- Willowdale
- U.S. National Register of Historic Places
- Virginia Landmarks Register
- Location: 18412 Willowdale Dr., Painter, Virginia
- Coordinates: 37°33′38″N 75°45′53″W﻿ / ﻿37.56056°N 75.76472°W
- Area: 16 acres (6.5 ha)
- Built: 1666
- Built by: Smith, John; et.al
- Architectural style: Colonial Revival
- NRHP reference No.: 07000401
- VLR No.: 001-0062

Significant dates
- Added to NRHP: May 2, 2007
- Designated VLR: September 6, 2006

= Willowdale (Painter, Virginia) =

Historic house in Virginia, United States

Willowdale, also known as Smith Place, Gunther Farm, and Willow Dale, is a historic home located at Painter, Accomack County, Virginia.

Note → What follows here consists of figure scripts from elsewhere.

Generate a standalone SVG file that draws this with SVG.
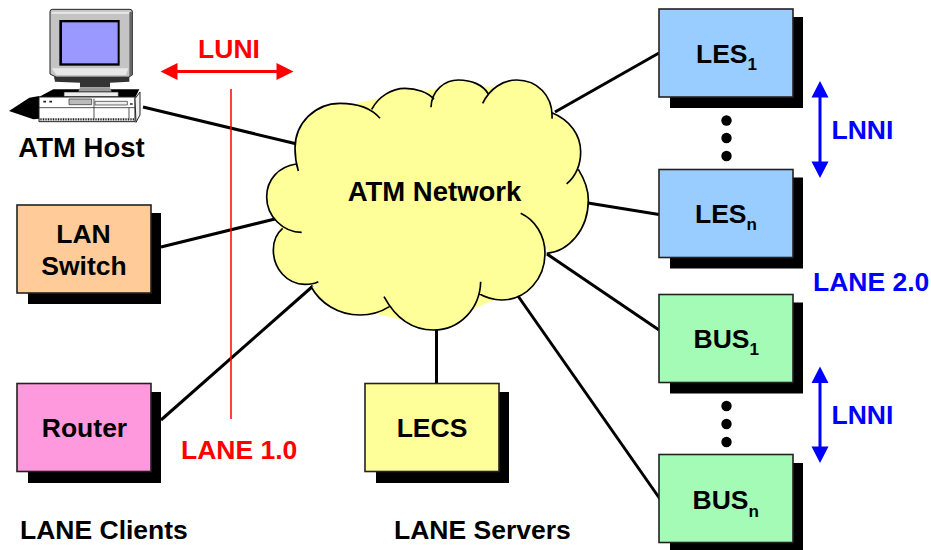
<svg xmlns="http://www.w3.org/2000/svg" width="931" height="550" viewBox="0 0 931 550">
<style>
text{font-family:"Liberation Sans",Arial,sans-serif;font-weight:700;font-size:26.5px;fill:#000}
.c{text-anchor:middle}
.big{font-size:27.500px}
.sub{font-size:17px}
.red{fill:#f00}
.blue{fill:#00f}
.shadow{fill:#000}
.box{stroke:#222;stroke-width:1.6}
.les{fill:#99CCFF}
.bus{fill:#A3FBB5}
.yel{fill:#FFFF99}
.conn line{stroke:#000;stroke-width:3}
.dot{fill:#000}
</style>
<defs>
<path id="cl" d="M115,303C108,280 105,260 105,235C105,160 165,100 240,100C290,100 335,115 360,145M335,118C355,80 395,55 435,55C470,55 505,68 522,88M513,112C515,60 555,30 595,30C635,30 670,45 685,72M668,100C690,55 730,30 770,30C830,30 880,75 876,146M876,128C930,150 962,195 962,245C962,285 945,320 920,342M955,298C975,330 985,360 985,390C985,480 925,545 860,550M782,430C825,450 855,495 855,550C855,625 800,690 725,690C700,690 675,682 655,670M662,635C660,715 600,780 520,780C460,780 410,750 372,680M388,710C360,728 330,735 300,735C235,735 180,700 152,648M175,635C165,640 150,643 135,643C80,643 40,595 40,540C40,515 50,490 68,475M125,487C70,487 20,440 20,380C20,330 55,290 108,282"/>
</defs>
<g id="connectors" class="conn">
<line x1="143" y1="107" x2="297" y2="144"/>
<line x1="161" y1="247" x2="275" y2="219"/>
<line x1="161" y1="420" x2="313" y2="286"/>
<line x1="436.500" y1="328" x2="436.500" y2="383"/>
<line x1="555" y1="112" x2="659" y2="53"/>
<line x1="588" y1="203" x2="659" y2="214.500"/>
<line x1="547" y1="254" x2="659" y2="330"/>
<line x1="518" y1="296" x2="660" y2="499"/>
</g>
<g id="lane10">
<line x1="231" y1="89" x2="231" y2="419" stroke="#f00" stroke-width="1.500"/>
<path d="M175,71.500H279" stroke="#f00" stroke-width="3" fill="none"/>
<path d="M160.500,71.500L177.500,63V80ZM293.500,71.500L276.500,63V80Z" fill="#f00"/>
<text class="red c" x="229" y="58">LUNI</text>
<text class="red" x="181" y="459">LANE 1.0</text>
</g>
<g id="atm-host">
<g transform="scale(0.33333)">
<path d="M27,333L88,293L118,288V356L100,358Z" fill="#000"/>
<path d="M118,290L160,268H418L404,296H118Z" fill="#000"/>
<path d="M150,35Q150,28 158,28H390Q397,28 397,36V225L385,232H170L150,222Z" fill="#c4c4c4" stroke="#222" stroke-width="3"/>
<path d="M155,35H392V42H155Z" fill="#e4e4e4"/>
<path d="M155,205L385,205L378,225H170Z" fill="#e8e8e8"/>
<path d="M388,36L396,36V225L388,232Z" fill="#666"/>
<rect x="178" y="60" width="181" height="137" fill="#000"/>
<rect x="186" y="67" width="167" height="123" fill="#9999FF"/>
<path d="M162,230H388V245L330,248V262L240,262V248L165,245Z" fill="#333"/>
<path d="M240,262H330L335,275H235Z" fill="#999"/>
<path d="M192,276H355V290H192Z" fill="#eee" stroke="#222" stroke-width="2"/>
<path d="M117,291H405V365H117Z" fill="#fff" stroke="#222" stroke-width="3"/>
<path d="M405,296L420,276V345L408,367Z" fill="#f0f0f0" stroke="#222" stroke-width="3"/>
<path d="M207,297H275V314H207Z" fill="#bbb" stroke="#222" stroke-width="2"/>
<path d="M285,304H382V315H285Z" fill="#eee" stroke="#222" stroke-width="2"/>
<path d="M282,296V355M117,323H405M387,323V355" stroke="#333" stroke-width="2.500" fill="none"/>
<path d="M119,358H403" stroke="#222" stroke-width="7" stroke-dasharray="3 2" fill="none"/>
<path d="M130,305h8M148,305h8M390,312h8" stroke="#222" stroke-width="5" fill="none"/>
</g>
<text class="c big" x="81.500" y="157">ATM Host</text>
</g>
<g id="lan-switch">
<rect class="shadow" x="28" y="213" width="133" height="91"/>
<rect class="box" x="17" y="205" width="134" height="88" fill="#FFCC99"/>
<text class="c" x="83.500" y="243">LAN</text>
<text class="c" x="84" y="275">Switch</text>
</g>
<g id="router">
<rect class="shadow" x="28" y="392" width="133" height="91"/>
<rect class="box" x="17" y="383.500" width="134" height="88" fill="#FF99DD"/>
<text class="c" x="84.500" y="437">Router</text>
</g>
<g id="cloud">
<g transform="translate(260 70) scale(0.33333)">
<use href="#cl" fill="#FFFF99"/>
<polygon points="115,290 240,110 430,70 590,50 770,50 880,140 950,300 970,400 850,550 725,680 520,770 300,720 150,640 60,480 60,380" fill="#FFFF99"/>
<use href="#cl" fill="none" stroke="#000" stroke-width="5"/>
</g>
<text class="c big" x="434.500" y="200.500">ATM Network</text>
</g>
<g id="lecs">
<rect class="shadow" x="376" y="392" width="133" height="91"/>
<rect class="box yel" x="365" y="383.500" width="134" height="88"/>
<text class="c" x="432" y="437">LECS</text>
</g>
<g id="les1">
<rect class="shadow" x="670" y="17" width="133" height="91"/>
<rect class="box les" x="659" y="9" width="134" height="88"/>
<text x="696" y="62.500">LES<tspan class="sub" dy="7">1</tspan></text>
</g>
<g id="lesn">
<rect class="shadow" x="670" y="177.500" width="133" height="91"/>
<rect class="box les" x="659" y="169.500" width="134" height="88"/>
<text x="695" y="222.500">LES<tspan class="sub" dy="7.500">n</tspan></text>
</g>
<g id="bus1">
<rect class="shadow" x="670" y="302.500" width="133" height="91"/>
<rect class="box bus" x="659" y="294.500" width="134" height="88"/>
<text x="693.500" y="348">BUS<tspan class="sub" dy="7">1</tspan></text>
</g>
<g id="busn">
<rect class="shadow" x="670" y="463" width="133" height="91"/>
<rect class="box bus" x="659" y="454.500" width="134" height="88"/>
<text x="692.500" y="509">BUS<tspan class="sub" dy="7.500">n</tspan></text>
</g>
<g id="dots">
<circle class="dot" cx="726.500" cy="120.500" r="5.200"/>
<circle class="dot" cx="726.500" cy="138" r="5.200"/>
<circle class="dot" cx="726.500" cy="156" r="5.200"/>
<circle class="dot" cx="726.500" cy="406" r="5.200"/>
<circle class="dot" cx="726.500" cy="424" r="5.200"/>
<circle class="dot" cx="726.500" cy="442" r="5.200"/>
</g>
<g id="lane20">
<path d="M820,95V164M820,381V449" stroke="#00f" stroke-width="3" fill="none"/>
<path d="M820,81L828.500,97.500H811.500ZM820,178L828.500,161.500H811.500ZM820,366.500L828.500,383H811.500ZM820,463L828.500,446.500H811.500Z" fill="#00f"/>
<text class="blue" x="831.500" y="139">LNNI</text>
<text class="blue" x="831.500" y="424">LNNI</text>
<text class="blue" x="813" y="290.500">LANE 2.0</text>
</g>
<text id="clients" x="20" y="539">LANE Clients</text>
<text id="servers" x="394" y="539">LANE Servers</text>
</svg>
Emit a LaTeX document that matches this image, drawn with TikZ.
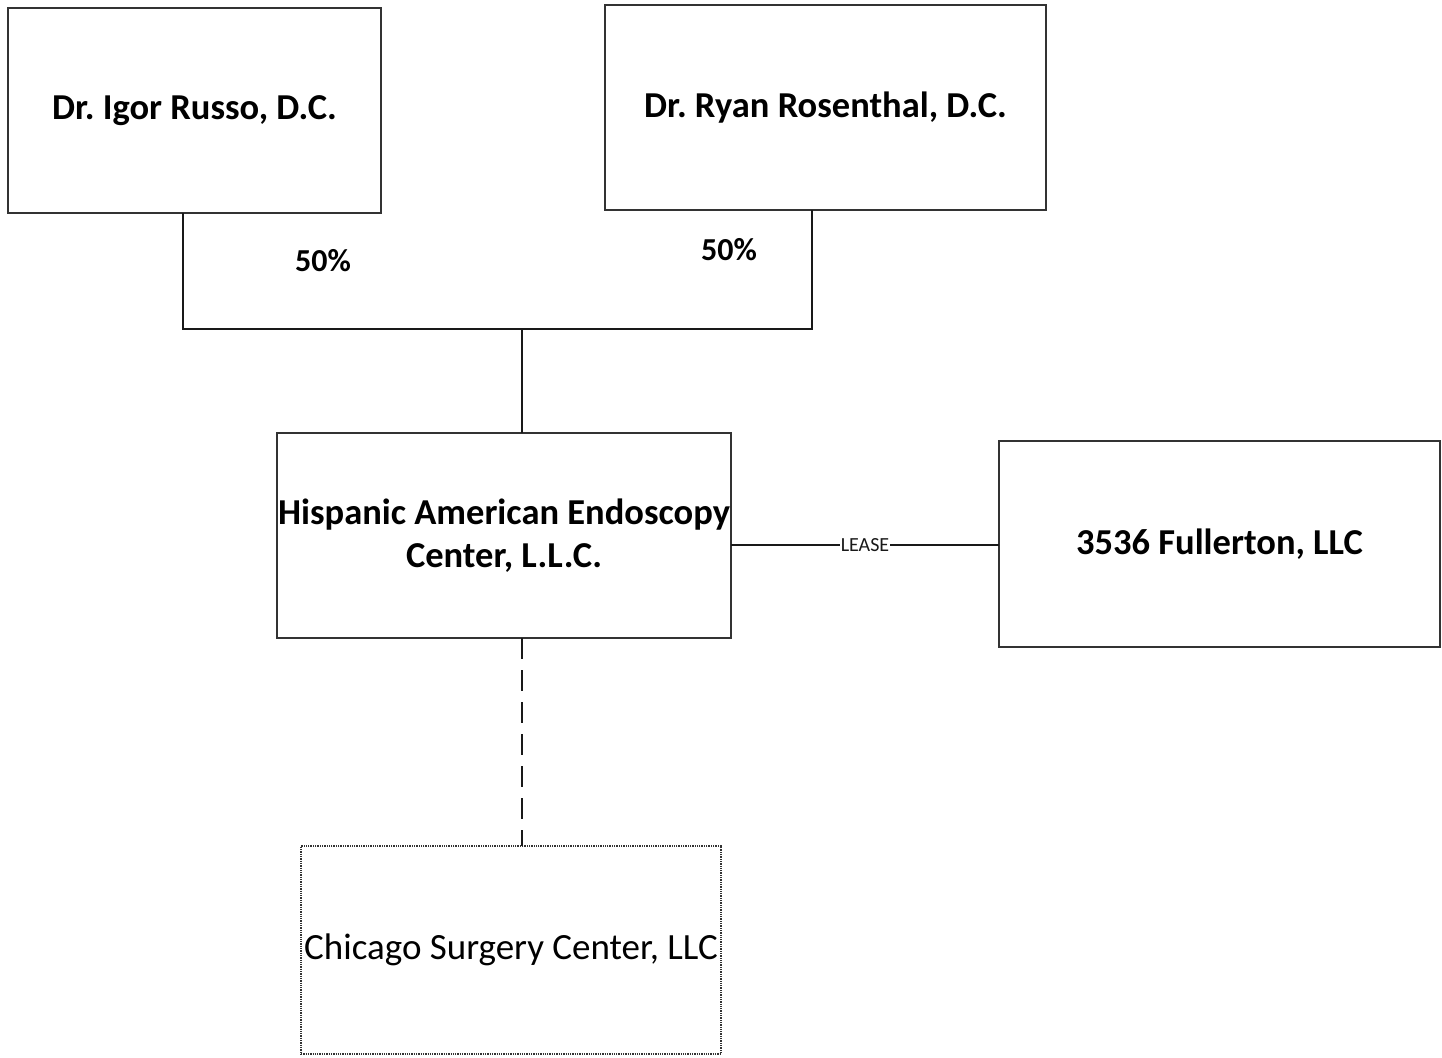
\documentclass[tikz,border=0pt]{standalone}
\usepackage{fontspec}
\setmainfont{Carlito}
\begin{document}
\frenchspacing
\begin{tikzpicture}[x=1pt,y=-1pt,
  box/.style={draw=black!80,line width=1.3pt,inner sep=0pt,outer sep=0pt,align=center,
    font=\fontsize{36.5}{43}\selectfont\bfseries},
  dbox/.style={box,densely dotted,font=\fontsize{37}{43}\selectfont},
  conn/.style={line width=2pt,black!90},
  pct/.style={font=\fontsize{32}{36}\selectfont\bfseries,inner sep=0pt}
]
\useasboundingbox (0,0) rectangle (1442,1057);
\node[box,minimum width=373pt,minimum height=205pt] (russo) at (194.5,110.5) {Dr. Igor Russo, D.C.};
\node[box,minimum width=441pt,minimum height=205pt] (rosen) at (825.5,107.5) {Dr. Ryan Rosenthal, D.C.};
\node[box,minimum width=454pt,minimum height=205pt] (hisp) at (504,535.5) {Hispanic American Endoscopy\\Center, L.L.C.};
\node[box,minimum width=441pt,minimum height=206pt] (full) at (1219.5,544) {3536 Fullerton, LLC};
\node[dbox,minimum width=420pt,minimum height=208pt] (chi) at (511,950) {Chicago Surgery Center, LLC};
\coordinate (j) at (522,329);
\draw[conn] (183,213) |- (j) -| (812,210);
\draw[conn] (j) -- (hisp.north -| j);
\draw[conn,dash pattern=on 21pt off 11pt] (hisp.south -| j) -- (chi.north -| j);
\draw[conn,line width=1.5pt] (hisp.east |- 0,545) -- node[fill=white,inner sep=1pt,font=\fontsize{20}{22}\selectfont] (lease) {LEASE} (full.west |- 0,545);
\node[pct] (p1) at (323,261) {50\%};
\node[pct] (p2) at (729,250) {50\%};
\end{tikzpicture}
\end{document}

It is a two-story, five-bay, gambrel roofed, frame dwelling with brick ends. There is a two-bay, single story extension that provides service from a 1 1/2-story kitchen with a large brick cooking fireplace at the south end. The wing dates to the early-19th century. The main block is an expansion of a 17th-century patent house of 1 1/2 stories that now forms the parlor at the north end of the main block. The house is representative of the vernacular "big house, little house, colonnade, kitchen" style that was common in colonial homes on the Eastern Shore of Virginia. Also on the property are the contributing ruins of a barn. Willowdale is one of the few remaining examples of the dwelling of an early colonial settler, landowner and farmer. The Smith family remained owners of Willowdale from 1666 until 2018.

It was added to the National Register of Historic Places in 2007.